STRONG — The Hall-Dale boys basketball team let one get away in its last game. Faced with another opportunity in their next game Friday night, the Bulldogs didn’t let this one slip through their grasp.
Josh Nadeau scored 14 points and Patrick Rush had 12 to lead a balanced scoring effort, and Hall-Dale let a 10-point lead shrink to two before making the defensive stands and free throws necessary to beat Mt. Abram 61-57.
Hall-Dale improved to 9-4 on the heels of a 59-56 loss to Monmouth, while Mt. Abram, which was led by Nate Luce’s 22 points and 10 rebounds and Kenyon Pillsbury’s 14, fell to 9-5.
“We squandered it away Wednesday night, and tonight we found a way to hold on tight to it,” said H-D coach Chris Ranslow, whose team lost a 10-point halftime lead in the Monmouth defeat. “It’s the peaks and valleys that you run with when you’ve got an inexperienced club.
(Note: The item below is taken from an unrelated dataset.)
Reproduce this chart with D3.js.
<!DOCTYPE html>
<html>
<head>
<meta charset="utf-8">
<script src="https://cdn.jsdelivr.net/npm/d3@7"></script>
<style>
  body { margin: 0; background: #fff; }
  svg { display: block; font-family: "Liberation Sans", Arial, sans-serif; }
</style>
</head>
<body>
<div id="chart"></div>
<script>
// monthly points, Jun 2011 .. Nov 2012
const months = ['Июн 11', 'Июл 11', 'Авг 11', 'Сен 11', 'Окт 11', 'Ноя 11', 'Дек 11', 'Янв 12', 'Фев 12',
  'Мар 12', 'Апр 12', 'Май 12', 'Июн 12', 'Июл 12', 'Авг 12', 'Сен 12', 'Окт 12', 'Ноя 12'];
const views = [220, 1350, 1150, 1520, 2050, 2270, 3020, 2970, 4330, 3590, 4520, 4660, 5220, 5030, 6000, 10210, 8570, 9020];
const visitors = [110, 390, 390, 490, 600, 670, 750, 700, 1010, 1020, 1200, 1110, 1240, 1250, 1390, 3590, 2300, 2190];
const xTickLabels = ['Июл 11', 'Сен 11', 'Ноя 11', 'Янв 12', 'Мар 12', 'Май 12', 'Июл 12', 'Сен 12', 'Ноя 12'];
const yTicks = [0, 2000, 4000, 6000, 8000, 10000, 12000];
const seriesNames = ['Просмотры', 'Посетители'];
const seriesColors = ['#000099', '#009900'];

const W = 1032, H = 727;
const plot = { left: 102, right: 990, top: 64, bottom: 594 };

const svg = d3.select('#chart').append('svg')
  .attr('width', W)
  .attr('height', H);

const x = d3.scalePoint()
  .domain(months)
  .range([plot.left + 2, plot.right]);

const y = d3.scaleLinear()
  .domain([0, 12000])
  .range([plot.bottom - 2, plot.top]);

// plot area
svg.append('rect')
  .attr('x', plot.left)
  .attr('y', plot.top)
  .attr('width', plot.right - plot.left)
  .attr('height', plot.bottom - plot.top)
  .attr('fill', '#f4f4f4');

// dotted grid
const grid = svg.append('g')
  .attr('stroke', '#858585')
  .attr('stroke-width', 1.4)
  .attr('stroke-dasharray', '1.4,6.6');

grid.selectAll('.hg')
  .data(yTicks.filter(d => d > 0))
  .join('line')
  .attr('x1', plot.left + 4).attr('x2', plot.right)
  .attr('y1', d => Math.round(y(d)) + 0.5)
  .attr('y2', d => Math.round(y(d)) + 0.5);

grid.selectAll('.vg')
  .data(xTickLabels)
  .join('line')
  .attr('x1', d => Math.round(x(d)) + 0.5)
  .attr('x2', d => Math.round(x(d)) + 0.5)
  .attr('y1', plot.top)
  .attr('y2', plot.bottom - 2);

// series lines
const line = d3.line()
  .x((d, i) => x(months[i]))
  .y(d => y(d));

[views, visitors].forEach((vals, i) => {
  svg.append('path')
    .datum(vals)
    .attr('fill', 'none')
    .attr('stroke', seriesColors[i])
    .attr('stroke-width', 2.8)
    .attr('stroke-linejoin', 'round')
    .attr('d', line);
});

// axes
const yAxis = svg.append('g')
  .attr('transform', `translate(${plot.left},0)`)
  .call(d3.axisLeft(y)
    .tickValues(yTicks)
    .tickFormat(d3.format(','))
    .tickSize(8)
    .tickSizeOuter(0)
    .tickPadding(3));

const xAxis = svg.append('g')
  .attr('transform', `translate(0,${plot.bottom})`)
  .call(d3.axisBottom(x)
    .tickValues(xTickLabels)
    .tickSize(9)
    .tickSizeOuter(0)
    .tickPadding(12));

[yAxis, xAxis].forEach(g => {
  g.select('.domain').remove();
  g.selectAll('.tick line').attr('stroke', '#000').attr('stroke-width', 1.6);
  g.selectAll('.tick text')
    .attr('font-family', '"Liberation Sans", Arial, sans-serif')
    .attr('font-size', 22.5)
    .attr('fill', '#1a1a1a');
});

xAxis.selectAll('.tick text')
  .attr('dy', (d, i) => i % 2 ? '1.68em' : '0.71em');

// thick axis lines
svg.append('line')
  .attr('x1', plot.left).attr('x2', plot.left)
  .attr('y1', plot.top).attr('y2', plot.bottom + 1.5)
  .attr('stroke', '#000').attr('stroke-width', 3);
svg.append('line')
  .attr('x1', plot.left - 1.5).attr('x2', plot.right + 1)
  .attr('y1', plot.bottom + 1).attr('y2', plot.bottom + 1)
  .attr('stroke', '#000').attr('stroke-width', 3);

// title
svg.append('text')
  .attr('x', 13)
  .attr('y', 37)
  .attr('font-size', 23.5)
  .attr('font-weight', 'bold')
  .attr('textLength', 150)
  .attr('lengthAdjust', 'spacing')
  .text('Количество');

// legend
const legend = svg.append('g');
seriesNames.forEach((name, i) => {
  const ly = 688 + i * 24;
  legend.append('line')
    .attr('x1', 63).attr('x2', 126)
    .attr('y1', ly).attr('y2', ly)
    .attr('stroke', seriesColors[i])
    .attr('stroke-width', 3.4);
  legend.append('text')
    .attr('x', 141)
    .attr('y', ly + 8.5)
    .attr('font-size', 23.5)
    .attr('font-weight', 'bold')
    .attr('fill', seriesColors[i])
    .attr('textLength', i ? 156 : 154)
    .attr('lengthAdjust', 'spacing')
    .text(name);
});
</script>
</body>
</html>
“Hopefully this is the turning point. Or, we could go back down in a trough on Tuesday against Spruce. You just never know.”
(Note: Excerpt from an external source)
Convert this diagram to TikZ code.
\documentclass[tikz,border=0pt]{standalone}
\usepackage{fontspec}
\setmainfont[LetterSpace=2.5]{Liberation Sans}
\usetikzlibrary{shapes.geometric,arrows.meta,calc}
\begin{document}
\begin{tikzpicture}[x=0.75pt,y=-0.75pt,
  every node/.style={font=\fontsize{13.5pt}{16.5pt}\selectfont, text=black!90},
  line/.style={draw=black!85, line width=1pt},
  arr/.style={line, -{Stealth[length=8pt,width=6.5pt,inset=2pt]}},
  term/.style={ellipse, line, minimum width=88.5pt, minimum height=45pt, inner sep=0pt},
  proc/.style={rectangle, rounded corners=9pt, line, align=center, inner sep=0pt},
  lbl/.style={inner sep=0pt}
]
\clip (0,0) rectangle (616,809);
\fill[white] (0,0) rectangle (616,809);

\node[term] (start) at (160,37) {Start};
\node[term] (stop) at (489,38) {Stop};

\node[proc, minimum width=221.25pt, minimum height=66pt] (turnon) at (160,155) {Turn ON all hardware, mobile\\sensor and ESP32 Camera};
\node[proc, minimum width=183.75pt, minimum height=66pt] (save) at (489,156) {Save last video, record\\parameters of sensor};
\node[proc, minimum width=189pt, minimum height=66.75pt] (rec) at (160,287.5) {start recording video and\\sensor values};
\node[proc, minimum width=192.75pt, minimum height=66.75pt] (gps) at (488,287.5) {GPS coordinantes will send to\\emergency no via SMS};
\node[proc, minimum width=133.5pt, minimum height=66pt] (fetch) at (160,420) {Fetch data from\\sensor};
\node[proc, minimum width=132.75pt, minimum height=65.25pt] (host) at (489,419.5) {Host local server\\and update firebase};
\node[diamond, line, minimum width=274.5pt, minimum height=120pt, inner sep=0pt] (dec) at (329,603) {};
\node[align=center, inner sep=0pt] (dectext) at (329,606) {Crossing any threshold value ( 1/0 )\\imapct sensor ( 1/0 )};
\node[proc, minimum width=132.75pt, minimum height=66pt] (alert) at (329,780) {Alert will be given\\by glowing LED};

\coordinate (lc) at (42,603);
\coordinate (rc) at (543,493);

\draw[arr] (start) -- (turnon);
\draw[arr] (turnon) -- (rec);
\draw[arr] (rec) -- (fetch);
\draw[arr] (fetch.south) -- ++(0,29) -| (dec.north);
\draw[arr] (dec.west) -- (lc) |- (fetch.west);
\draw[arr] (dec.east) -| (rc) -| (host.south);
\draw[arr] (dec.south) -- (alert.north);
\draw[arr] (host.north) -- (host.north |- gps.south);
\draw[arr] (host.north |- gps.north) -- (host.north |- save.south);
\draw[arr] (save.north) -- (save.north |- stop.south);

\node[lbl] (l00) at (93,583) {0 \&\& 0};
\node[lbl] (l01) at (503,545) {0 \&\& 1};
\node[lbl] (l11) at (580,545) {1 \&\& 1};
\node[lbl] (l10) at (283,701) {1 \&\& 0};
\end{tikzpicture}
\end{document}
It got scary for the Bulldogs. Hall-Dale worked its lead to 10 points, the largest gap of the night, at 57-47 with 5:15 to go, but after Roadrunners coach Dustin Zamboni called a timeout, the Roadrunners re-grouped. A Hunter Warren drive to the basket was followed by a Luce jumper, and Adam Luce splashed a shot to make it 57-53. A Boden Washington free throw bumped the lead to five, but Nate Luce came right back with a 3-pointer that made it a one-score game at 58-56 with 2:14 to go.
That was as close as the Roadrunners got, however. After Rush made a pair of free throws, Max Byron made two steals on the next three Mt. Abram possessions, and Rush got a rebound, his 11th of the game, with less than 40 seconds to go to push the Roadrunners into desperation mode.
“I was happy with the pressure we put on, I just wish we would have come out with that type of fire,” Zamboni said. “We decided to kick it into gear a little too late.”
Ranslow was happy with the way his team pulled through as the pressure ramped up in the closing seconds. Hall-Dale didn’t allow a point in the final 2:14 until a free throw with 1.2 seconds left.
“I called a couple more timeouts than I traditionally do down the stretch to make sure we were organized and we were all on the exact same page to make sure those last-second, end-of-game situations didn’t get away from us,” he said. “I thought we executed well.”
As did Rush, who came through for the Bulldogs both on the glass and at the free throw line.
“We just played well today. Great team effort,” he said. “I thought we played well the whole game. We protected the basketball, played really good defense. … This is a huge team win. Now we’ve got a big two weeks coming to end the season.”
Rush and Nadeau, who also had seven rebounds, led the scoring, but Byron added nine, Caleb Peaslee added eight, and a cast of Bulldogs including Sam Sheaffer, Owen Austin and Ian Stebbins made the defensive plays and gathered the rebounds to keep the Roadrunners at bay.
“Not one player today just played outstanding,” Rush said. “We all played well, and it’s just a huge win.”
It was a team-driven victory, but the Bulldogs’ most experienced players put the team in its strongest position of the night. Nate Luce hit a jump shot to tie the game at 47 in the first minute of the fourth quarter, but Rush made a shot off the glass and a pair of free throws to make it 51-47, and Nadeau scored first on a 3-point play and then a 3-point shot to push the lead to 10.
“I thought we got really, really solid point guard play tonight,” Ranslow said. “Pat missed a couple of chippies inside, but I thought he was a tough guard. They were laying all over him, they were trying to be physical with him, and to his credit he found a way to score it.”
Ranslow said the team didn’t work hard enough for the win against Monmouth. He said the opposite was true Friday.
“We had a lot of energy,” he said. “We’ve got seven guys that play those other two starting spots — Max, Boden, Peaslee — and I thought we got nice contributions throughout the course of it.”
Adam Luce added nine points for Mt. Abram.
“A game like this helps in the long run,” Zamboni said. “Obviously we would have liked to come out on top in it, but what we’re shooting for is being able to close out games in game 19, as opposed to the regular season.”